Is Tom Brady under more pressure to win Super Bowl with Bucs than Pats?
By Peter Panacy
Tom Brady has one thing left to prove, and that’s whether he can win a Super Bowl with the Buccaneers instead of the Patriots.
Even Tampa Bay Buccaneers quarterback Tom Brady has admitted multiple times over the years his unprecedented success in his nine Super Bowl appearances was a massive byproduct of being in one of the best possible situations as a pro football player.
He isn’t wrong. After all, getting to spend 20 years under head coach Bill Belichick of the New England Patriots, who is certainly one of if not the greatest coach of all time, put Brady into the right moment and the right time en route to establishing a dynasty.
With that dynasty broken up, though, now the focus centers on whether or not Tom Brady can win a Super Bowl outside of the New England context.
And in that vein, one could make the argument the pressure for the future first-ballot Hall of Famer will be bigger in Super Bowl LV with the Bucs than it ever was with the Patriots over his previous nine Super Bowl appearances.
It’s something former NFL linebacker Emmanuel Acho told Fox Sports leading up to Feb. 7.
“Brady, if you don’t win this Super Bowl, Belichick can still surpass you as soon as next season if we’re being honest,” Acho said.
Well, maybe that’s a stretch. Belichick and the Patriots, who finished 7-9 last season and missed out on the playoffs for only the fourth time in the head coach’s 21-year tenure there, are looking at a sizable rebuild in 2020 and are still on the hunt for a long-term replacement under center to pick up where Brady’s legacy left off.

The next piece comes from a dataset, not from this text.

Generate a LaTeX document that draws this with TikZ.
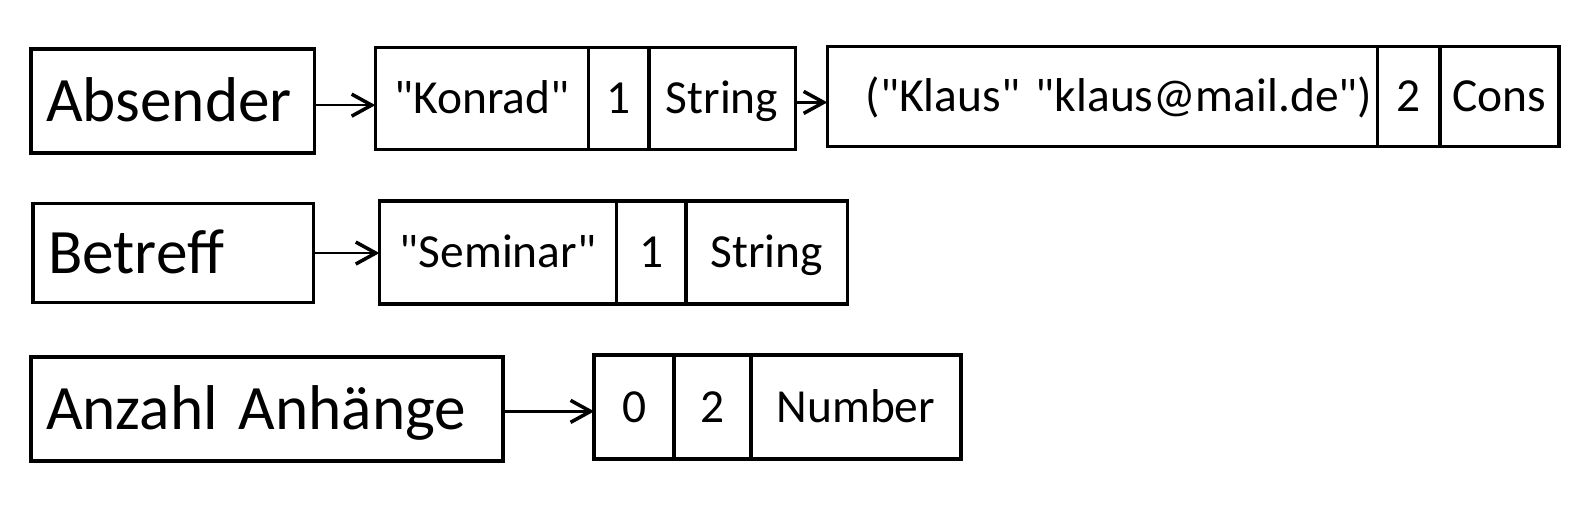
\documentclass[tikz,border=0pt]{standalone}
\usepackage{fontspec}
\setmainfont{Carlito}[Ligatures=TeXOff]
\usetikzlibrary{positioning, arrows.meta}

\begin{document}
\begin{tikzpicture}[
    field/.style={
        rectangle,
        draw,
        line width=1pt,
        font=\fontsize{18}{21}\selectfont,
        inner xsep=0.15cm,
        text width=#1,
        text height=11.6pt,
        text depth=0pt,
        align=left,
        minimum height=1.04cm
    },
    cell/.style={
        rectangle,
        draw,
        line width=1pt,
        outer sep=0pt,
        font=\fontsize{13.5}{16}\selectfont,
        text height=8.7pt,
        text depth=0pt,
        inner xsep=2pt,
        minimum width=#1
    },
    arrow/.style={-{Straight Barb[length=2mm,width=2.2mm,line width=1pt]}, line width=0.75pt}
]
\useasboundingbox (0,0) rectangle (15.82,-5.17);

% Absender
\node[field=2.535cm, anchor=north west] (absender) at (0.293,-0.474) {Absender};
\node[cell=2.13cm, minimum height=1.02cm, anchor=north west] (konrad) at (3.753,-0.474) {"Konrad"};
\node[cell=0.605cm, minimum height=1.02cm, right=0pt of konrad] (konradn) {1};
\node[cell=1.465cm, minimum height=1.02cm, right=0pt of konradn] (konradt) {String};
\node[cell=5.5cm, minimum height=1.0cm, inner xsep=0.05cm, text width=5.4cm, align=right, anchor=north west] (klaus) at (8.273,-0.464) {("Klaus" "klaus@mail.de")};
\node[cell=0.625cm, minimum height=1.0cm, right=0pt of klaus] (klausn) {2};
\node[cell=1.19cm, minimum height=1.0cm, right=0pt of klausn] (klaust) {Cons};

% Betreff
\node[field=2.505cm, minimum height=0.99cm, anchor=north west] (betreff) at (0.313,-2.018) {Betreff};
\node[cell=2.37cm, minimum height=1.03cm, anchor=north west] (seminar) at (3.794,-2.008) {"Seminar"};
\node[cell=0.696cm, minimum height=1.03cm, right=0pt of seminar] (seminarn) {1};
\node[cell=1.615cm, minimum height=1.03cm, right=0pt of seminarn] (seminart) {String};

% Anzahl Anhaenge
\node[field=4.42cm, anchor=north west] (anzahl) at (0.293,-3.551) {Anzahl Anhänge};
\node[cell=0.8cm, minimum height=1.04cm, anchor=north west] (zero) at (5.942,-3.551) {0};
\node[cell=0.766cm, minimum height=1.04cm, right=0pt of zero] (zeron) {2};
\node[cell=2.1cm, minimum height=1.04cm, right=0pt of zeron] (zerot) {Number};

\draw[arrow] ([yshift=-0.04cm]absender.east) -- ([yshift=-0.04cm]absender.east -| konrad.west);
\draw[arrow] ([yshift=-0.04cm]konradt.east) -- ([yshift=-0.04cm]konradt.east -| klaus.west);
\draw[arrow] (betreff.east) -- (betreff.east -| seminar.west);
\draw[arrow] ([yshift=-0.025cm]anzahl.east) -- ([yshift=-0.025cm]anzahl.east -| zero.west);

\end{tikzpicture}
\end{document}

But Acho’s point carries some merit.
Brady and a talented cast of Buccaneers players elsewhere on both sides of the ball proved they can get to the Super Bowl. Yet pulling off the win over quarterback Patrick Mahomes and the imposing Kansas City Chiefs will be the ultimate test.
A test that will either forever establish Brady as the difference-maker, both in New England and with Tampa Bay, or as merely a part (granted, a big one) of a beneficial situation like the one he thrived in with the Patriots for so many years.
If Brady wins his unprecedented seventh Super Bowl, there won’t be any other questions asked. It was he, not Belichick or the “Patriot Way,” that ultimately was the key X-factor in establishing a dynasty.
In this case, however, it’ll be the Tom Brady dynasty and one Buccaneers fans everywhere can enjoy.